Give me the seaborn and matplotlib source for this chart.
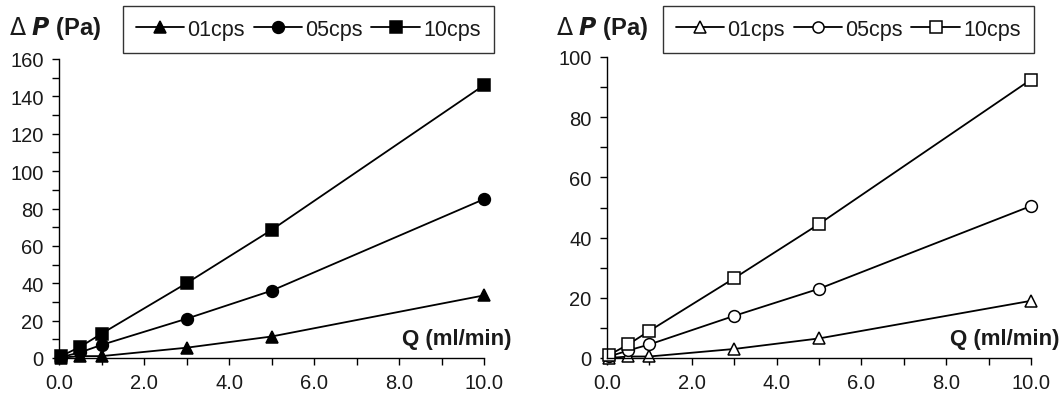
import numpy as np
import pandas as pd
import matplotlib
matplotlib.use("Agg")
import matplotlib.pyplot as plt
import seaborn as sns
from matplotlib.ticker import MultipleLocator, FormatStrFormatter
from matplotlib.lines import Line2D

sns.set_style("ticks")
plt.rcParams['font.family'] = ['Liberation Sans', 'DejaVu Sans']

q = [0.05, 0.5, 1.0, 3.0, 5.0, 10.0]
series = ["01cps", "05cps", "10cps"]
left_01 = [0.2, 1.0, 1.0, 5.5, 11.5, 33.5]
left_05 = [0.5, 3.0, 7.0, 21.0, 36.0, 85.0]
left_10 = [1.0, 6.0, 13.0, 40.0, 68.5, 146.0]
right_01 = [0.0, 0.5, 0.5, 3.0, 6.5, 19.0]
right_05 = [0.5, 2.5, 4.5, 14.0, 23.0, 50.5]
right_10 = [1.0, 4.5, 9.0, 26.5, 44.5, 92.5]

def frame(vals):
    rows = []
    for name, v in zip(series, vals):
        for x, y in zip(q, v):
            rows.append({"Q": x, "dP": y, "series": name})
    return pd.DataFrame(rows)

df_l = frame([left_01, left_05, left_10])
df_r = frame([right_01, right_05, right_10])

fig = plt.figure(figsize=(10.62, 4.06), dpi=100)
H = 406.0; W = 1062.0
ax1 = fig.add_axes([59/W, (H-359)/H, (484-59)/W, (359-60)/H])
ax2 = fig.add_axes([607/W, (H-359)/H, (1031-607)/W, (359-58)/H])

markers = {"01cps": "^", "05cps": "o", "10cps": "s"}
pal = {s: "black" for s in series}
TXT = "#1a1a1a"

def draw(ax, df, filled, ymax, ystep, yminor, legx0, labx, qx):
    sns.lineplot(data=df, x="Q", y="dP", hue="series", style="series",
                 markers=markers, dashes=False, palette=pal, ax=ax,
                 markersize=8.5, linewidth=1.3, legend=False,
                 markerfacecolor=("black" if filled else "white"),
                 markeredgecolor="black", markeredgewidth=1.1, clip_on=False)
    ax.set_xlim(0, 10)
    ax.set_ylim(0, ymax)
    ax.xaxis.set_major_locator(MultipleLocator(2))
    ax.xaxis.set_minor_locator(MultipleLocator(1))
    ax.yaxis.set_major_locator(MultipleLocator(ystep))
    ax.yaxis.set_minor_locator(MultipleLocator(yminor))
    ax.xaxis.set_major_formatter(FormatStrFormatter("%.1f"))
    for s in ["top", "right"]:
        ax.spines[s].set_visible(False)
    for s in ["left", "bottom"]:
        ax.spines[s].set_color("black")
        ax.spines[s].set_linewidth(1.0)
    ax.tick_params(which="both", direction="out", length=5, width=1.0,
                   color="black", labelsize=14.5, labelcolor=TXT, pad=6)
    ax.set_xlabel("")
    ax.set_ylabel("")
    handles = [Line2D([], [], color="black", lw=1.3, marker=markers[s],
                      markersize=8.5 if filled else 8,
                      markerfacecolor=("black" if filled else "white"),
                      markeredgecolor="black", markeredgewidth=1.1)
               for s in series]
    leg = fig.legend(handles, series, ncol=3, loc="upper left",
                     bbox_to_anchor=(legx0/W, 1 - 7/H),
                     frameon=True, fancybox=False, fontsize=15.5,
                     handlelength=2.25, handletextpad=0.15, columnspacing=0.4,
                     borderpad=0.6, borderaxespad=0)
    for t in leg.get_texts():
        t.set_color(TXT)
    leg.get_frame().set_edgecolor("black")
    leg.get_frame().set_linewidth(1.0)
    fig.text(labx/W, 1 - 29/H, r"$\Delta$ $\bfit{P}$ (Pa)", fontsize=17,
             fontweight="bold", va="center", ha="left", color=TXT)
    fig.text(qx/W, 1 - 340/H, "Q (ml/min)", fontsize=16, fontweight="bold",
             va="center", ha="center", color=TXT)

draw(ax1, df_l, True, 160, 20, 10, 123, 9, 457)
draw(ax2, df_r, False, 100, 20, 10, 663, 556, 1005)

fig.savefig("out.png", dpi=100)
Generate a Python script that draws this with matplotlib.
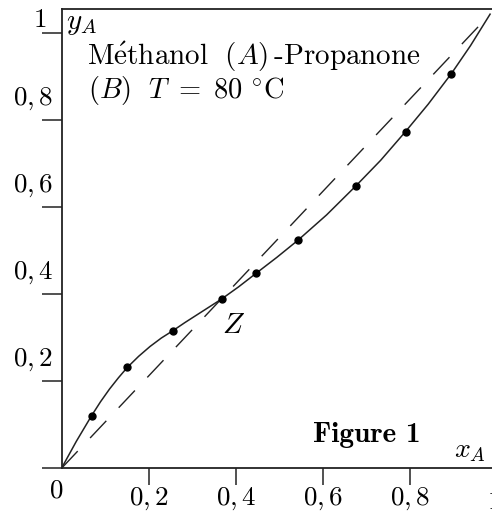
import numpy as np
import matplotlib.pyplot as plt
from matplotlib.transforms import ScaledTranslation

plt.rcParams['mathtext.fontset'] = 'cm'
plt.rcParams['font.family'] = ['DejaVu Serif']

# measured points (x_A, y_A)
x_pts = [0.069, 0.151, 0.255, 0.367, 0.446, 0.542, 0.675, 0.789, 0.894]
y_pts = [0.121, 0.232, 0.316, 0.389, 0.448, 0.524, 0.649, 0.774, 0.907]

# curve
x_curve = [0.0, 0.034, 0.069, 0.0895, 0.110, 0.1305, 0.151, 0.177, 0.203, 0.229,
           0.255, 0.283, 0.311, 0.339, 0.367, 0.406, 0.446, 0.494, 0.542, 0.608,
           0.675, 0.732, 0.789, 0.841, 0.894, 0.938, 0.983]
y_curve = [0.0, 0.062, 0.121, 0.153, 0.182, 0.208, 0.232, 0.2575, 0.280, 0.2995,
           0.316, 0.335, 0.353, 0.371, 0.389, 0.417, 0.448, 0.485, 0.524, 0.5825,
           0.649, 0.708, 0.774, 0.837, 0.907, 0.9715, 1.044]

# dashed reference line as drawn
x_diag = [0.0, 0.983]
y_diag = [0.0, 1.044]

x_ticks = [0.2, 0.4, 0.6, 0.8]
x_labels = [r'$0,2$', r'$0,4$', r'$0,6$', r'$0,8$']
y_ticks = [0.0, 0.2, 0.4, 0.6, 0.8, 1.0]
y_labels = ['', r'$0,2$', r'$0,4$', r'$0,6$', r'$0,8$', r'$1$']

fig = plt.figure(figsize=(4.92, 5.13), dpi=100)
ax = fig.add_axes([61.5 / 492, (513 - 468.3) / 513, 436 / 492, 459.3 / 513])
ax.set_xlim(0, 1)
ax.set_ylim(0, 459.3 / 435)

col = '#222222'
ax.plot(x_diag, y_diag, color=col, lw=1.0, dashes=(17, 13))
ax.plot(x_curve, y_curve, color=col, lw=1.1)
ax.plot(x_pts, y_pts, 'o', color='black', ms=5)

ax.spines['right'].set_visible(False)
for s in ['left', 'bottom', 'top']:
    ax.spines[s].set_color(col)
    ax.spines[s].set_linewidth(1.3)

ax.set_xticks(x_ticks, x_labels)
ax.set_yticks(y_ticks, y_labels)
ax.tick_params(axis='x', direction='out', length=12.2, width=1.1, color=col,
               pad=0, labelsize=19.5)
ax.tick_params(axis='y', direction='out', length=14.4, width=1.1, color=col,
               pad=-8.3, labelsize=19.5)
off = ScaledTranslation(0, 6 / 72, fig.dpi_scale_trans)
off_top = ScaledTranslation(-5 / 72, -6 / 72, fig.dpi_scale_trans)
ylbls = ax.get_yticklabels()
for lbl in ylbls:
    lbl.set_va('bottom')
    lbl.set_transform(lbl.get_transform() + off)
ylbls[-1].set_transform(ylbls[-1].get_transform() + off_top)

ax.text(-0.0115, -0.017, r'$0$', transform=ax.transAxes, ha='center', va='top',
        fontsize=19.5)
ax.text(0.992, -0.042, r'$1$', transform=ax.transAxes, ha='center', va='top',
        fontsize=19.5, clip_on=False)

ax.text(0.010, 0.956, r'$y_A$', transform=ax.transAxes, fontsize=21, va='baseline')
ax.text(0.058, 0.878, r'$\mathrm{M\acute{e}thanol}\ \ (A)\,\text{-Propanone}$',
        transform=ax.transAxes, fontsize=21, va='baseline')
ax.text(0.060, 0.806, r'$(B)\ \ T\ =\ 80\ ^{\circ}\mathrm{C}$',
        transform=ax.transAxes, fontsize=20.5, va='baseline')
ax.text(0.368, 0.295, r'$Z$', transform=ax.transAxes, fontsize=21, va='baseline')
ax.text(0.577, 0.057, 'Figure 1', transform=ax.transAxes,
        fontsize=21, va='baseline', family='cmb10')
ax.text(0.900, 0.0246, r'$x_A$', transform=ax.transAxes, fontsize=20, va='baseline')

fig.savefig('out.png', dpi=100)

● **Exercise aim**: Starting at the line containing "Generate a Python" and ending at the line containing "y_labels = ['', r'$0,2$', r'$0,4$', r'$0,6$', r'$0,8$', r'$1$']", copy those lines exactly, both included, and nothing more. Leave out any picture.

● **Finished answer**:
Generate a Python script that draws this with matplotlib.
import numpy as np
import matplotlib.pyplot as plt
from matplotlib.transforms import ScaledTranslation

plt.rcParams['mathtext.fontset'] = 'cm'
plt.rcParams['font.family'] = ['DejaVu Serif']

# measured points (x_A, y_A)
x_pts = [0.069, 0.151, 0.255, 0.367, 0.446, 0.542, 0.675, 0.789, 0.894]
y_pts = [0.121, 0.232, 0.316, 0.389, 0.448, 0.524, 0.649, 0.774, 0.907]

# curve
x_curve = [0.0, 0.034, 0.069, 0.0895, 0.110, 0.1305, 0.151, 0.177, 0.203, 0.229,
           0.255, 0.283, 0.311, 0.339, 0.367, 0.406, 0.446, 0.494, 0.542, 0.608,
           0.675, 0.732, 0.789, 0.841, 0.894, 0.938, 0.983]
y_curve = [0.0, 0.062, 0.121, 0.153, 0.182, 0.208, 0.232, 0.2575, 0.280, 0.2995,
           0.316, 0.335, 0.353, 0.371, 0.389, 0.417, 0.448, 0.485, 0.524, 0.5825,
           0.649, 0.708, 0.774, 0.837, 0.907, 0.9715, 1.044]

# dashed reference line as drawn
x_diag = [0.0, 0.983]
y_diag = [0.0, 1.044]

x_ticks = [0.2, 0.4, 0.6, 0.8]
x_labels = [r'$0,2$', r'$0,4$', r'$0,6$', r'$0,8$']
y_ticks = [0.0, 0.2, 0.4, 0.6, 0.8, 1.0]
y_labels = ['', r'$0,2$', r'$0,4$', r'$0,6$', r'$0,8$', r'$1$']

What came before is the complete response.